日本食の世界的人気と流通のグローバル化のおかげで、カナダの大手スーパーの冷凍食品コーナーでは「讃岐うどん 」(※)がもはや定番になっています。一袋5玉で4~5ドルとお手ごろ価格。太めでこしがあり、のどごしもよく噛みごたえのある讃岐うどんが、なぜ海外で受け入れられているのでしょうか? 現地レポーターが探ってみます。

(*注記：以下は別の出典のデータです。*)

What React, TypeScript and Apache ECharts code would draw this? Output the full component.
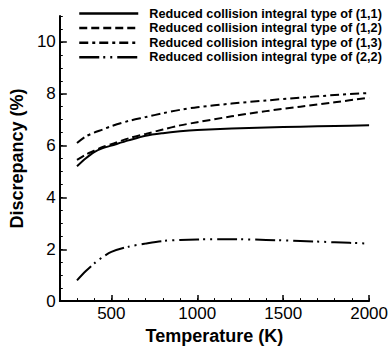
import React, { useEffect, useRef } from "react";
import * as echarts from "echarts";

const temps = [300, 350, 400, 450, 500, 600, 700, 800, 900, 1000, 1200, 1400, 1600, 1800, 2000];
const type11 = [5.2, 5.5, 5.75, 5.9, 6.0, 6.2, 6.38, 6.48, 6.55, 6.6, 6.66, 6.7, 6.73, 6.76, 6.78];
const type12 = [5.45, 5.65, 5.8, 5.95, 6.05, 6.28, 6.45, 6.62, 6.78, 6.9, 7.13, 7.33, 7.5, 7.67, 7.85];
const type13 = [6.1, 6.35, 6.5, 6.62, 6.75, 6.95, 7.1, 7.25, 7.38, 7.48, 7.62, 7.74, 7.85, 7.95, 8.03];
const type22 = [0.8, 1.15, 1.45, 1.7, 1.9, 2.1, 2.22, 2.32, 2.36, 2.38, 2.39, 2.36, 2.32, 2.27, 2.22];

const seriesNames = [
  "Reduced collision integral type of (1,1)",
  "Reduced collision integral type of (1,2)",
  "Reduced collision integral type of (1,3)",
  "Reduced collision integral type of (2,2)",
];
const xTickLabels = [500, 1000, 1500, 2000];
const yTickLabels = [0, 2, 4, 6, 8, 10];

const FONT = "'Liberation Sans', Arial, sans-serif";

export default function App() {
  const ref = useRef<HTMLDivElement>(null);
  useEffect(() => {
    if (!ref.current) return;
    const chart = echarts.init(ref.current, null, { renderer: "svg" });
    const values = [type11, type12, type13, type22];
    const dashes: any[] = ["solid", [8, 4], [9, 4, 3, 4], [20, 4, 2, 5, 2, 5]];
    chart.setOption({
      animation: false,
      textStyle: { fontFamily: FONT },
      grid: { left: 53.3, right: 21, top: 16, bottom: 46, containLabel: false },
      legend: {
        orient: "vertical",
        left: 78,
        top: 7,
        padding: 0,
        itemWidth: 59,
        itemHeight: 14,
        itemGap: 1.6,
        data: seriesNames,
        itemStyle: { opacity: 0 },
        lineStyle: { width: 2.5 },
        textStyle: {
          fontFamily: FONT,
          fontSize: 12.7,
          fontWeight: "bold",
          color: "#000",
          padding: [0, 0, 0, 6],
        },
      },
      xAxis: [
        {
          type: "value",
          min: 200,
          max: 2000,
          interval: 100,
          position: "bottom",
          name: "Temperature (K)",
          nameLocation: "middle",
          nameGap: 21,
          nameTextStyle: { fontFamily: FONT, fontSize: 18, fontWeight: "bold", color: "#000" },
          axisLine: { show: true, lineStyle: { color: "#000", width: 2 } },
          axisTick: { show: true, inside: true, length: 6, customValues: xTickLabels, lineStyle: { color: "#000", width: 1.5 } },
          axisLabel: {
            customValues: xTickLabels,
            formatter: (v: number) => String(v),
            fontFamily: FONT,
            fontSize: 17,
            color: "#000",
            margin: 4,
          },
          splitLine: { show: false },
        },
        {
          type: "value",
          min: 200,
          max: 2000,
          interval: 100,
          position: "bottom",
          axisLine: { show: false },
          axisTick: { show: true, inside: true, length: 3, lineStyle: { color: "#000", width: 1 } },
          axisLabel: { show: false },
          splitLine: { show: false },
        },
      ],
      yAxis: [
        {
          type: "value",
          min: 0,
          max: 11,
          interval: 1,
          position: "left",
          name: "Discrepancy (%)",
          nameLocation: "middle",
          nameGap: 26,
          nameTextStyle: { fontFamily: FONT, fontSize: 18, fontWeight: "bold", color: "#000" },
          axisLine: { show: true, lineStyle: { color: "#000", width: 2 } },
          axisTick: { show: true, inside: true, length: 7, customValues: yTickLabels, lineStyle: { color: "#000", width: 1.5 } },
          axisLabel: {
            customValues: yTickLabels,
            formatter: (v: number) => String(v),
            fontFamily: FONT,
            fontSize: 17,
            color: "#000",
            margin: 4,
          },
          splitLine: { show: false },
        },
        {
          type: "value",
          min: 0,
          max: 11,
          interval: 0.5,
          position: "left",
          offset: 0,
          axisLine: { show: false },
          axisTick: { show: true, inside: true, length: 3, lineStyle: { color: "#000", width: 1 } },
          axisLabel: { show: false },
          splitLine: { show: false },
        },
      ],
      series: values.map((vals, i) => ({
        name: seriesNames[i],
        type: "line",
        xAxisIndex: 0,
        yAxisIndex: 0,
        symbol: "none",
        smooth: 0.3,
        data: temps.map((t, j) => [t, vals[j]]),
        lineStyle: { color: "#000", width: 2, type: dashes[i] },
        itemStyle: { color: "#000" },
      })),
    });
    return () => chart.dispose();
  }, []);
  return (
    <div
      ref={ref}
      style={{ position: "fixed", left: 0, top: 0, width: 391, height: 350, background: "#fff" }}
    />
  );
}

※:「讃岐うどん」というブランド名称について、全国生麺類公正取引協議会と公正取引委員会は、生めん類で名産、特産、本場、名物といった文言を表示しなければ自由に使用可能であるという見解を示しています。海外で流通しているものは韓国・中国系食品メーカーのものを含むため、すべて香川県内で作られたわけではありませんが、本稿では便宜上「讃岐うどん」と呼びます。
多様な民族、多様な食文化に対応
2013年12月、ユネスコ無形世界遺産に登録された和食は、世界的な健康食ブームも追い風になり、世界中で人気を博しています。最近では、寿司やテリヤキに続いてラーメンが和食ブームをけん引(過去記事リンク「【海外進出する日本食チェーン店】ニューヨークで成功した秘訣は?」)。しかし、海外のスーパーでは冷凍の讃岐うどんが定番になりつつあります。
うどんとラーメンは似て非なるものですが、では一体どんな人が買っていくのでしょうか? カナダの事例で見てみましょう。

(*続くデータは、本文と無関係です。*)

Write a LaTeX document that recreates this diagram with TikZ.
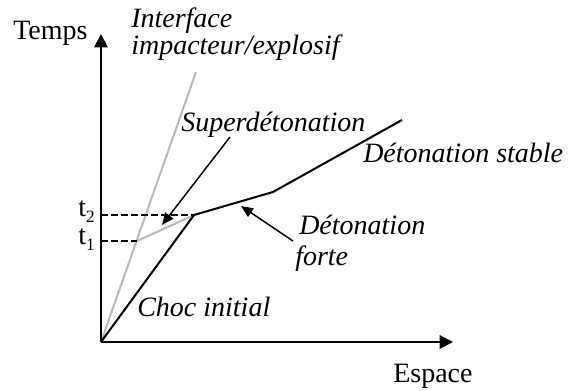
\documentclass[tikz,border=0pt]{standalone}
\usepackage{fontspec}
\setmainfont{Liberation Serif}
\usepackage{tikz}
\usetikzlibrary{arrows.meta}
\newcommand{\tsub}[1]{t\raisebox{-4pt}{\fontsize{13}{13}\selectfont #1}}
\tikzset{
  lbl/.style={font=\fontsize{21}{19}\selectfont\itshape,inner sep=0pt,align=left},
  albl/.style={font=\fontsize{21}{19}\selectfont,inner sep=0pt},
  axis/.style={line width=1.5pt,-{Triangle[length=10pt,width=10pt]}},
  front/.style={line width=1.5pt,line join=miter},
  gfront/.style={line width=1.5pt,draw=black!28},
  level/.style={line width=1.1pt,dash pattern=on 5pt off 2.5pt},
  arr/.style={line width=1.1pt,-{Triangle[length=9pt,width=7.5pt]}},
}
\begin{document}
\begin{tikzpicture}[x=0.75pt,y=-0.75pt]
\useasboundingbox (0,0) rectangle (569,391);
\coordinate (O) at (101,342);
\coordinate (ytip) at (101,34);
\coordinate (xtip) at (453,342);
\coordinate (P2) at (194,215);
\coordinate (P3) at (273,192);
\coordinate (P4) at (402,120);
\coordinate (I) at (196,72);
\coordinate (S1) at (137,241);
\coordinate (T2) at (101,215);
\coordinate (T1) at (101,241);
\coordinate (supA) at (230,137);
\coordinate (supB) at (162,225);
\coordinate (forA) at (293,241);
\coordinate (forB) at (241,206);
\draw[gfront] (O) -- (I);
\draw[gfront] (S1) -- (P2);
\draw[level] (T2) -- (P2);
\draw[level] (T1) -- (S1);
\draw[front] (O) -- (P2) -- (P3) -- (P4);
\draw[axis] (O) -- (ytip);
\draw[axis] (O) -- (xtip);
\draw[arr] (supA) -- (supB);
\draw[arr] (forA) -- (forB);
\node[albl,anchor=base west] (temps) at (13,40) {Temps};
\node[albl,anchor=base west] (espace) at (393,383) {Espace};
\node[albl,anchor=base east] (t2) at (95,217) {\tsub{2}};
\node[albl,anchor=base east] (t1) at (95,245) {\tsub{1}};
\node[lbl,anchor=base west] (iface) at (131,28) {Interface};
\node[lbl,anchor=base west] (iface2) at (131,55) {impacteur/explosif};
\node[lbl,anchor=base west] (sup) at (181,132) {Superdétonation};
\node[lbl,anchor=base west] (stable) at (363,163) {Détonation stable};
\node[lbl,anchor=base west] (forte) at (299,235) {Détonation};
\node[lbl,anchor=base west] (forte2) at (295,266) {forte};
\node[lbl,anchor=base west] (choc) at (137,317) {Choc initial};
\end{tikzpicture}
\end{document}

まずはうどん風の麺を日常的に食べる習慣がある人たち、つまり、中国・モンゴル・韓国などを中心とするアジア系住民があげられます。カナダ政府の人口調査によると、1971年にはアジア系はたったの5%でしたが、2016年度にはなんと48%までに急増。その内訳を見てみると、1位がフィリピンの15.6%、2位はインドで12.1%、3位の中国は10.6%となっており、アジア系住民の増加で需要が拡大し、売り上げも安定してきたことがあげられます。
また、食べ方がわからなくてもインターネットでレシピが簡単に見つけられるうえ、Youtubeなどの動画で気軽に調理法が公開されていることも人気の理由のひとつ。日本では焼きそばや焼きうどんはソースや醤油で味わうことが多いですが、海外ではテリヤキ風味、韓国系やインド系ならスパイシーなものと、日本とは違った味付けになっています。

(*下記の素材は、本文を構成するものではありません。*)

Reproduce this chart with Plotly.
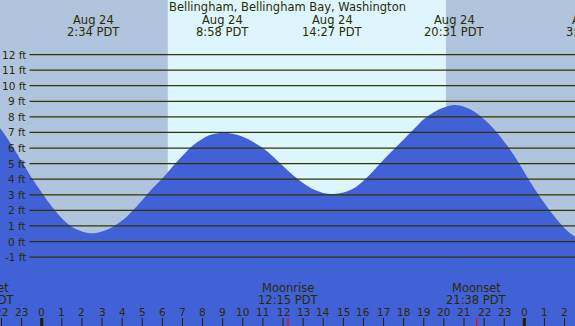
import plotly.graph_objects as go

# ---- data (hours relative to Aug 24 00:00 PDT) ----
tide_hours = [-2.5, -2.0, -1.5, -1.0, -0.5, 0.0, 0.5, 1.0, 1.5, 2.0, 2.5, 3.0, 3.5, 4.0, 4.5,
              5.0, 5.5, 6.0, 6.5, 7.0, 7.5, 8.0, 8.5, 9.0, 9.5, 10.0, 10.5, 11.0, 11.5, 12.0,
              12.5, 13.0, 13.5, 14.0, 14.5, 15.0, 15.5, 16.0, 16.5, 17.0, 17.5, 18.0, 18.5,
              19.0, 19.5, 20.0, 20.5, 21.0, 21.5, 22.0, 22.5, 23.0, 23.5, 24.0, 24.5, 25.0,
              25.5, 26.0, 26.5, 27.0]
tide_ft = [7.9, 7.15, 6.2, 5.15, 4.1, 3.15, 2.25, 1.5, 0.95, 0.65, 0.53, 0.65, 0.92, 1.35, 1.95,
           2.65, 3.4, 4.05, 4.8, 5.5, 6.15, 6.6, 6.88, 6.98, 6.92, 6.72, 6.4, 6.0, 5.45, 4.85,
           4.25, 3.75, 3.35, 3.12, 3.05, 3.15, 3.4, 3.9, 4.55, 5.25, 5.9, 6.55, 7.2,
           7.85, 8.3, 8.6, 8.76, 8.65, 8.35, 7.85, 7.2, 6.4, 5.5, 4.45, 3.4, 2.45,
           1.6, 0.85, 0.33, 0.0]

extreme_hours = [2.567, 8.967, 14.45, 20.517, 27.4]
extreme_dates = ["Aug 24", "Aug 24", "Aug 24", "Aug 24", "Aug 25"]
extreme_times = ["2:34 PDT", "8:58 PDT", "14:27 PDT", "20:31 PDT", "3:24 PDT"]

sunrise_hour = 6.27
sunset_hour = 20.1

moon_hours = [-2.82, 12.25, 21.633]
moon_names = ["Moonset", "Moonrise", "Moonset"]
moon_times = ["21:11 PDT", "12:15 PDT", "21:38 PDT"]

hour_ticks = list(range(-2, 27))
hour_labels = [str(h % 24) for h in hour_ticks]
midnights = [0, 24]

ft_levels = list(range(-1, 13))
ft_labels = [f"{v} ft" for v in ft_levels]

title = "Bellingham, Bellingham Bay, Washington"

# ---- layout constants ----
X0, X1 = -2.074, 26.52
Y0, Y1 = -5.42, 15.5
W, H = 575, 326
NIGHT = "#B0C4DE"
DAY = "#DDF6FD"
WATER = "#4161D7"
INK = "#2b2b00"
FONT = "DejaVu Sans"


def xf(h):
    return (h - X0) / (X1 - X0)


def yf(px):
    return 1 - px / H


fig = go.Figure()

fig.add_trace(go.Scatter(x=tide_hours, y=[Y0] * len(tide_hours), mode="lines",
                         line=dict(width=0), hoverinfo="skip", showlegend=False))
fig.add_trace(go.Scatter(x=tide_hours, y=tide_ft, mode="lines", fill="tonexty",
                         fillcolor=WATER, line=dict(width=0, color=WATER, shape="spline"),
                         showlegend=False))

shapes = []
# night shading
shapes.append(dict(type="rect", xref="x", yref="paper", x0=X0 - 1, x1=sunrise_hour,
                   y0=0, y1=1, fillcolor=NIGHT, line=dict(width=0), layer="below"))
shapes.append(dict(type="rect", xref="x", yref="paper", x0=sunset_hour, x1=X1 + 1,
                   y0=0, y1=1, fillcolor=NIGHT, line=dict(width=0), layer="below"))
# grid lines
for v in ft_levels:
    shapes.append(dict(type="line", xref="paper", yref="y", x0=29.5 / W, x1=1, y0=v, y1=v,
                       line=dict(color="#333300", width=1.2), layer="above"))
# hour ticks
for h in hour_ticks:
    shapes.append(dict(type="line", xref="x", yref="paper", x0=h, x1=h, y0=0, y1=8 / H,
                       line=dict(color="#222200", width=1), layer="above"))
for h in midnights:
    shapes.append(dict(type="line", xref="x", yref="paper", x0=h, x1=h, y0=0, y1=8 / H,
                       line=dict(color="#222200", width=3.2), layer="above"))
for h in moon_hours:
    shapes.append(dict(type="line", xref="x", yref="paper", x0=h, x1=h, y0=0, y1=8 / H,
                       line=dict(color="#FF0000", width=1.2), layer="above"))

ann = []
ann.append(dict(text=title, xref="paper", yref="paper", x=0.5, y=yf(7.5), showarrow=False,
                xanchor="center", yanchor="middle", font=dict(size=11.5, color=INK, family=FONT)))
for h, d, t in zip(extreme_hours, extreme_dates, extreme_times):
    ann.append(dict(text=d, xref="paper", yref="paper", x=xf(h), y=yf(20), showarrow=False,
                    xanchor="center", yanchor="middle", font=dict(size=11.5, color=INK, family=FONT)))
    ann.append(dict(text=t, xref="paper", yref="paper", x=xf(h), y=yf(32), showarrow=False,
                    xanchor="center", yanchor="middle", font=dict(size=11.5, color=INK, family=FONT)))
for v, lab in zip(ft_levels, ft_labels):
    ann.append(dict(text=lab, xref="paper", yref="y", x=27.5 / W, y=v, showarrow=False,
                    xanchor="right", yanchor="middle", font=dict(size=10.5, color=INK, family=FONT)))
for h, n, t in zip(moon_hours, moon_names, moon_times):
    ann.append(dict(text=n, xref="paper", yref="paper", x=xf(h), y=yf(288), showarrow=False,
                    xanchor="center", yanchor="middle", font=dict(size=11.5, color=INK, family=FONT)))
    ann.append(dict(text=t, xref="paper", yref="paper", x=xf(h), y=yf(300), showarrow=False,
                    xanchor="center", yanchor="middle", font=dict(size=11.5, color=INK, family=FONT)))
for h, lab in zip(hour_ticks, hour_labels):
    ann.append(dict(text=lab, xref="paper", yref="paper", x=xf(h), y=yf(312), showarrow=False,
                    xanchor="center", yanchor="middle", font=dict(size=10.5, color=INK, family=FONT)))

fig.update_layout(
    width=W, height=H,
    margin=dict(l=0, r=0, t=0, b=0),
    paper_bgcolor=DAY, plot_bgcolor=DAY,
    showlegend=False,
    xaxis=dict(range=[X0, X1], visible=False, showgrid=False, zeroline=False, fixedrange=True),
    yaxis=dict(range=[Y0, Y1], visible=False, showgrid=False, zeroline=False, fixedrange=True),
    shapes=shapes, annotations=ann,
)

fig.write_html(
    "out.html",
    config={"displayModeBar": False},
    post_script="document.body.style.margin='0';document.body.style.padding='0';"
                "document.body.style.overflow='hidden';",
)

多少ゆですぎても煮くずれしにくく、こしのある食感、また炒め物としても型くずれしにくい讃岐うどんは、料理が苦手な人にも頼もしい存在でしょう。だしつゆで食べるもよし、炒めて焼きうどん風にと、バラエティな楽しみ方が受けているようです。
また、豚骨や鶏ガラなどのスープで楽しむラーメンと比べ、うどんは肉類抜きで、だしつゆと食べたり、野菜と一緒に炒めてもおいしいということで、ベジタリアンやビーガンなどの菜食主義者などのライフスタイルにもフィットし、支持を集めています。